9. Change in control. In the event of a “change in control” (as defined below) or a merger
of the Company, each outstanding stock option may be assumed or an equivalent stock option or right
may be substituted by the successor corporation. In the event that no such substitution or
assumption occurs, the outstanding stock options will automatically vest and become exercisable for
a period of 30 days, after which the stock options will terminate. “Change in Control” means the
consummation of one of the following: (i) the acquisition of fifty percent (50%) or more of the
total voting power represented by the Company’s outstanding voting securities pursuant to a tender
offer validly made under federal or state law(other than by virtual of repurchase by the Company
not involving any related issuances to an acquirer); (ii) a merger, reverse merger, consolidation
or other reorganization of the Company (other than a reincorporation of the Company) (a “Corporate
Transaction”), if after giving effect to a Corporate Transaction, the shareholders of the Company
immediately prior to such Corporate Transaction do not represent a majority in interest of the
holders of the voting securities (on a fully diluted basis) of the surviving or resulting entity
after the Corporate Transaction; (iii) the sale, transfer or other disposition of substantially all
of the assets of the Company; or (iv) the dissolution of the Company pursuant to action validly
taken by the shareholders of the Company in accordance with applicable state law.
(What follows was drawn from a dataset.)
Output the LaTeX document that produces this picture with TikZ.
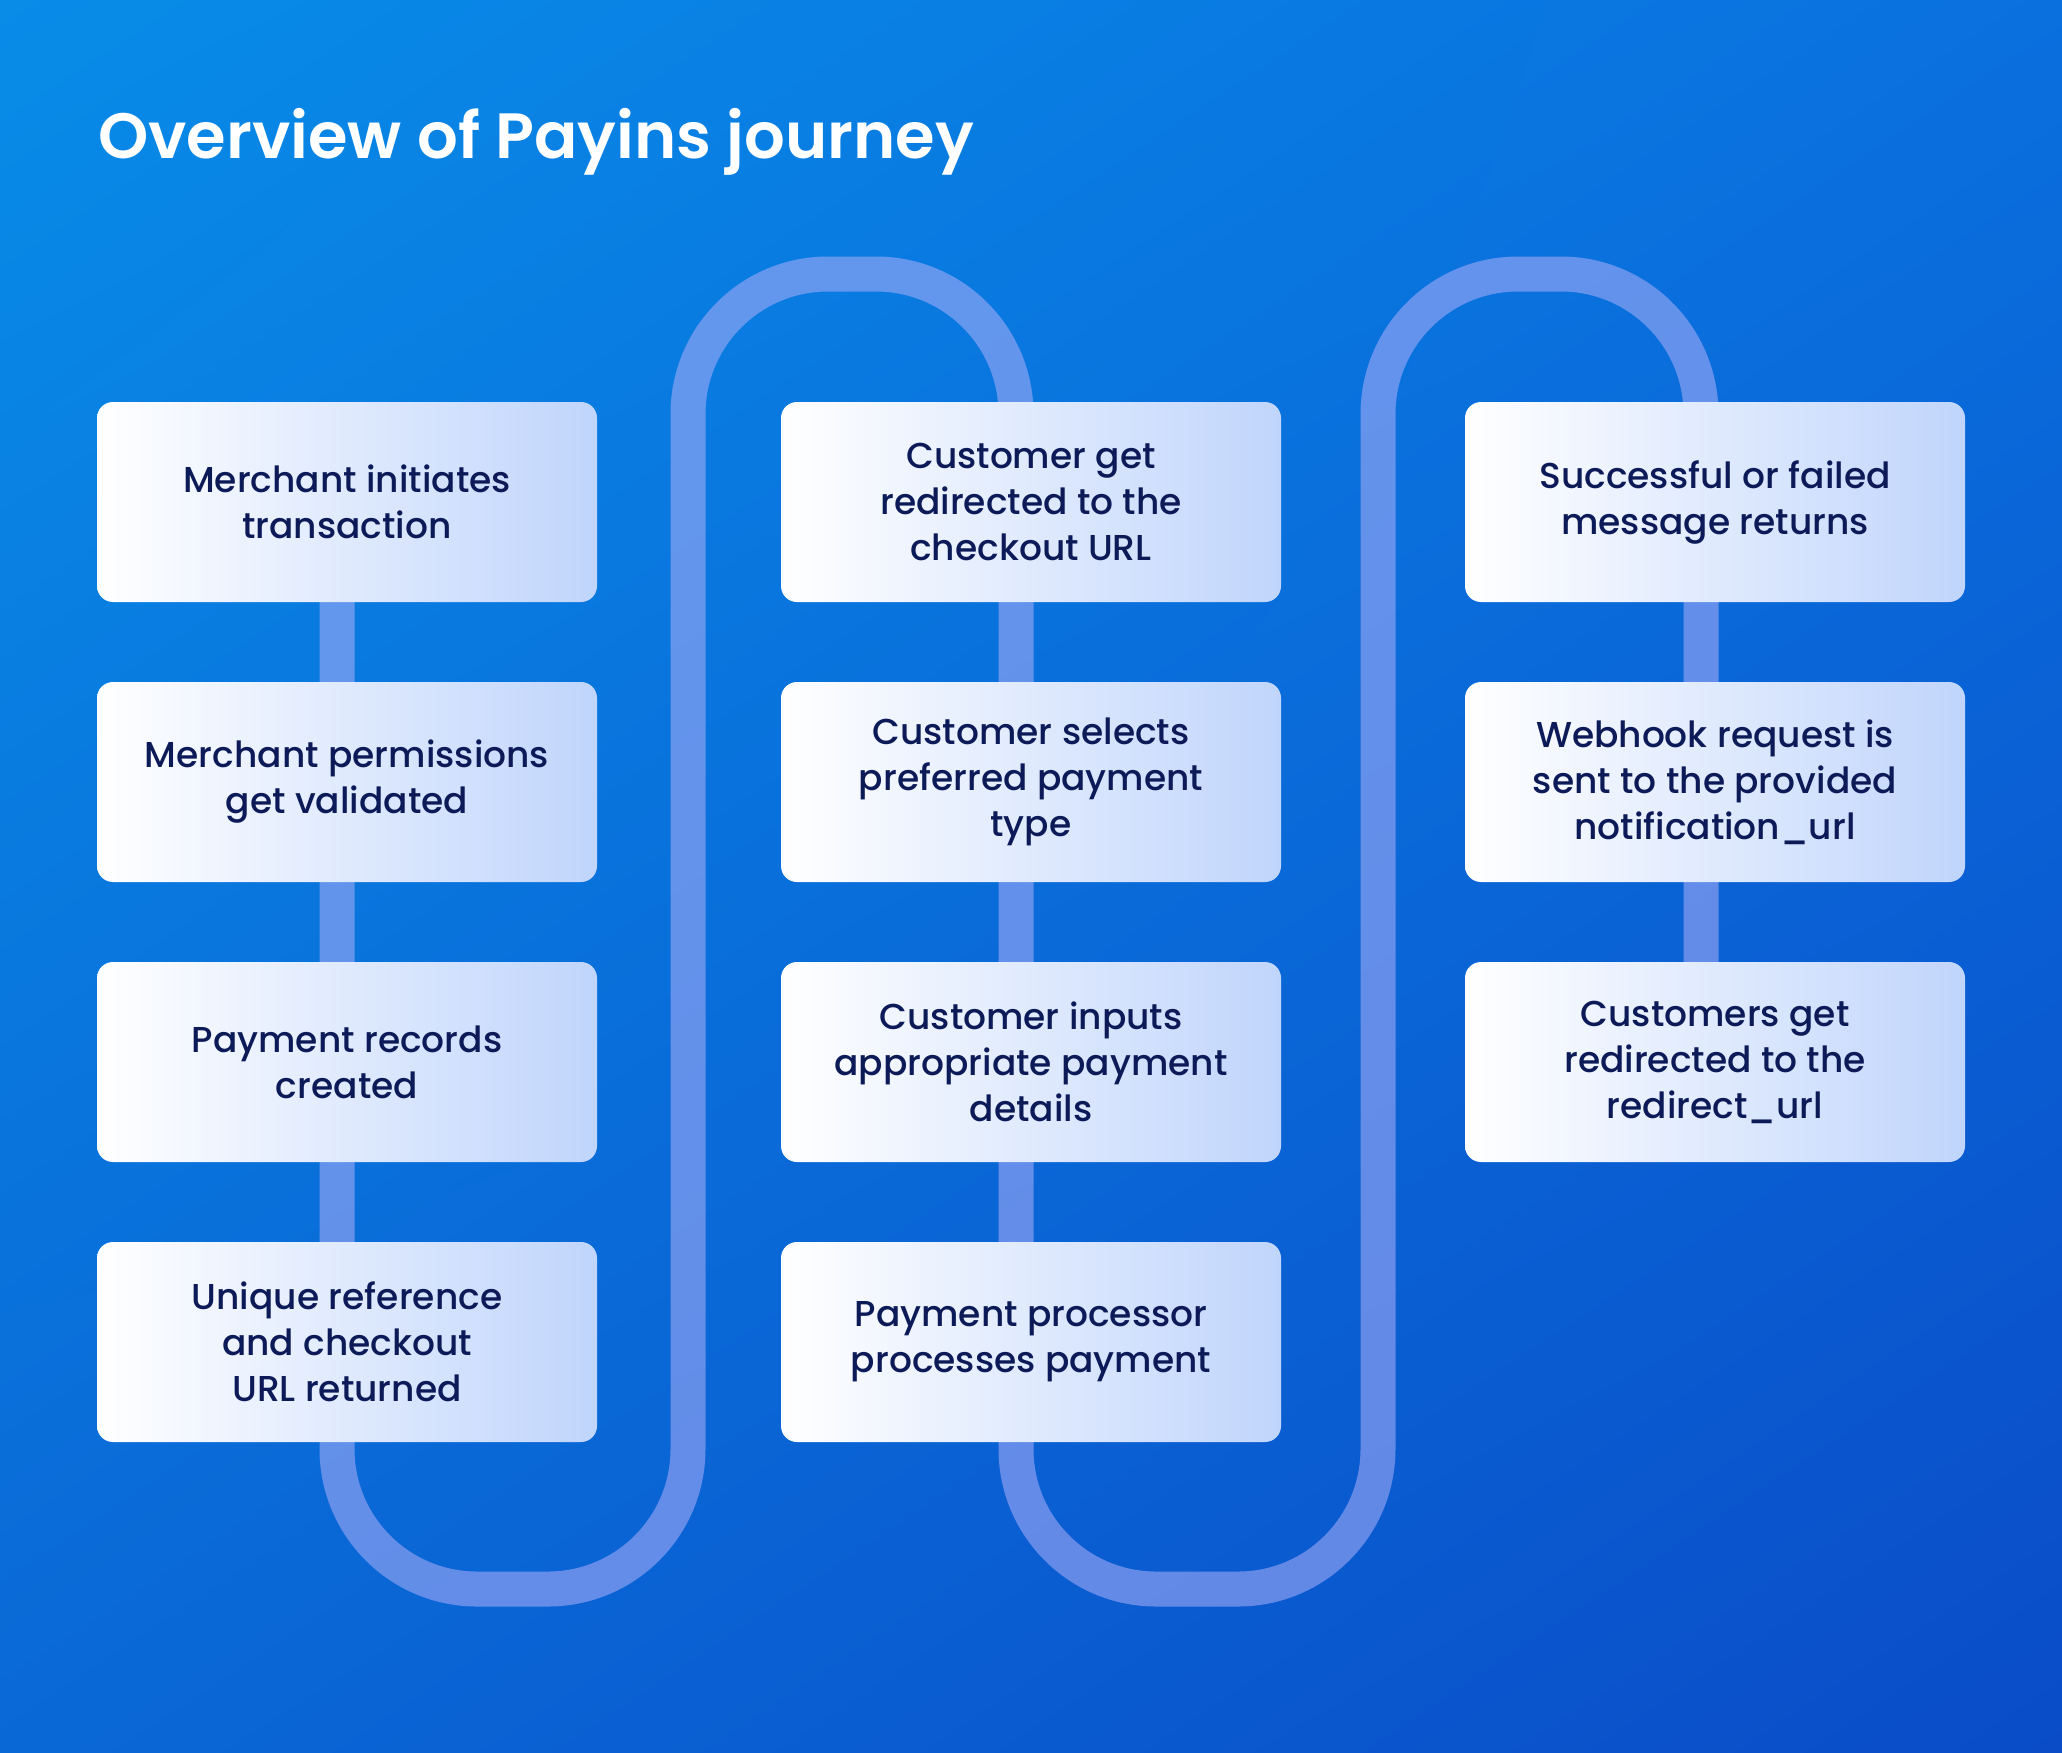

Notwithstanding
the foregoing, a Change in Control shall not be deemed to occur in the event of (a) a liquidation
of the Company in connection with the shutdown of the Company’s operations, or (b) the acquisition
of newly issued securities of the Company by one or more institutional investors (or affiliates
thereof) in a transaction or series of related transactions that are primarily undertaken by the
Company to obtain financing (and not in connection with any repurchase by the Company or other
purchase of outstanding securities).
10. Conditions to void the options. All of GRANTEE’s options will become void and all
exercised options and any proceed from those exercised options shall be given back to the Company
for the following CAUSES: 1) (i) any act of fraud taken by the GRANTEE in connection with his/her
responsibilities and intended to result in substantial personal enrichment to the GRANTEE; (ii)
conviction of a felony not involving a motor vehicle; (iii) GRANTEE’s willful act which constitutes
gross misconduct and which is materially injurious to the Company; (iv) violation of your
employment agreement with the Company; or (v) your incurable material breach of any element of the
Company’s Employee Patent and Confidential Information Agreement, including without limitation,
your theft or other misappropriation of the Company’s proprietary information; provided that such
breach is not done in a good faith belief of the best interests of the Company; 2) During the term
of the GRANTEE’s employment with the Company and for 24 months thereafter, the GRANTEE accepts or
procures any ownership interest in, employment with, or provide any consulting services to or
otherwise assist, any person, corporation, partnership or other entity which is engaged in real
estate and home furnishing media (including both online and offline) business and other businesses
in competition with the Company; 3) The GRANTEE solicits, induces, encourages or otherwise causes
any other officer or employee of the Company to terminate such officer’s or employee’s employment
with the Company.
11. Trust Arrangement. The options granted to the GRANTEE and subsequently, the common
shares resulted from option exercise will be put into a representative trust or Company which will
act as direct shareholding entity to the Company, together with those of other Grantees.
12. Currency. The prevailing currency of this Stock Related Award Incentive Plan shall be
US$. For the convenience of the Grantee, the prices may be quoted by HK$ or RMB based upon the
exchange rate on award date.
13. Reservation. Before the IPO and the Company’s stocks become publicly tradable, the
Company reserves the rights to change and revert any terms of this Stock Related Award Incentive
Plan.
14. Valid term. The stock related award will be valid for ten years.